Date: Fri, 26 Sep 1997 01:29:47 -0400
X-Info: Greetings from Canada On-Line - http://www.ica.net/

At 05:49 PM 25/09/97 EDT, you wrote:

>To make a best fit for a figlet font... as it stands now I'm using elder
>futhark, but it lacks letters, numbers (I'd herard they used letters as
numbers?

Yes, but that was a lot later (ie. 12th century or so).  I don't know a
whole lot about it, but apparently they used f for 1, u for 2, th for 3, etc.

>what would be wrong with taking your seemingly 1:1 listing and making it into
>a font set?

Nothing at all, except that you might also want to make some arrangement to
include special characters for thurisaz (th) and inguz (ng).  And mine isn't
exactly 1:1 - note that there are several letters that will produce 'kenaz',
for example.  But that's how my rune font works, and it's quite practical.

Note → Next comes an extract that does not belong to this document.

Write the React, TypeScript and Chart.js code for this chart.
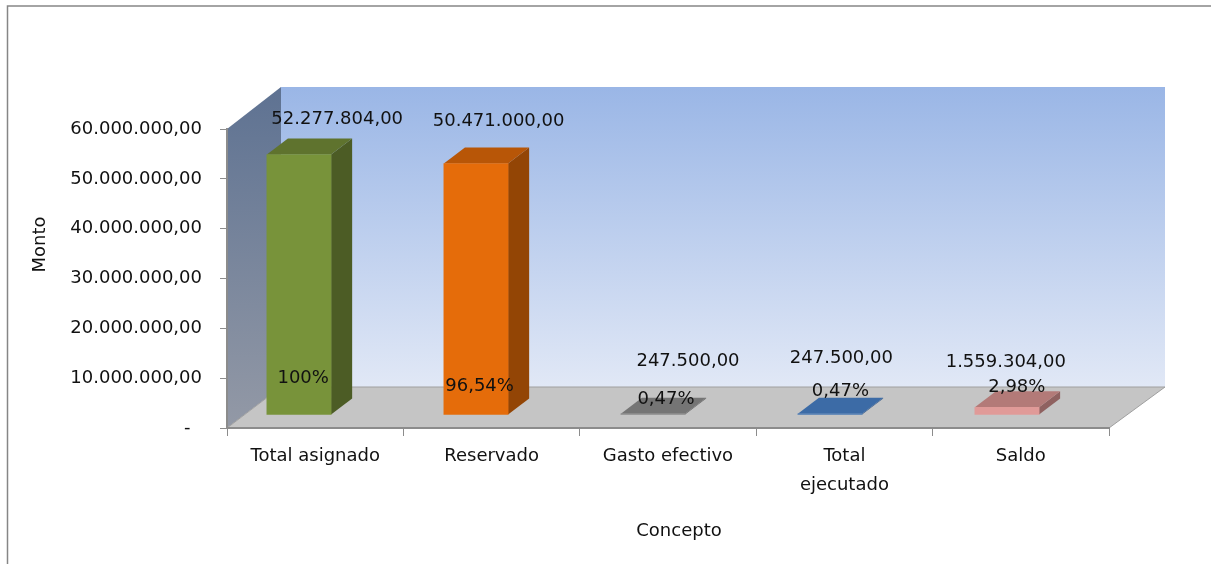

>alsi I noticed across various sites that claimed to be about futhark different
>symbols with the same name. Some differingly slightly ie;
><     vs   >
> >       <			for J

J was one rune that did have several variations in the original Elder
futhark.  Another was S.

>and some others very different. Such as putting dots in the rings of B to make
>P...

That's from the Younger futhark, specifically the Dotted futhark (10th
century?).  They did that because the original Younger futhark was so short
that each rune had to represent several sounds (the same one for B and P,
the same for K and G, etc.).  This made it simple to write, but a real pain
to read.  So they started making modifications to some runes, mostly by way
of dots, to distinguish between the sounds.  Thus the dotted B.  It was
actually a rather advanced bit of phoenetics, since the sounds that got
combined tended to be the voiced and unvoiced versions of the same sound.

BTW, there is another variation you might see for inguz.  It was originally
a diamond shape, but in the A.S. futhark they added extra lines so it looked
like two X's on top of one another.  Unfortunately, Ralph Blum stuck that
form in the middle of an otherwise Elder futhark in his book and on his clay
runes, and people have been copying the mistake ever since.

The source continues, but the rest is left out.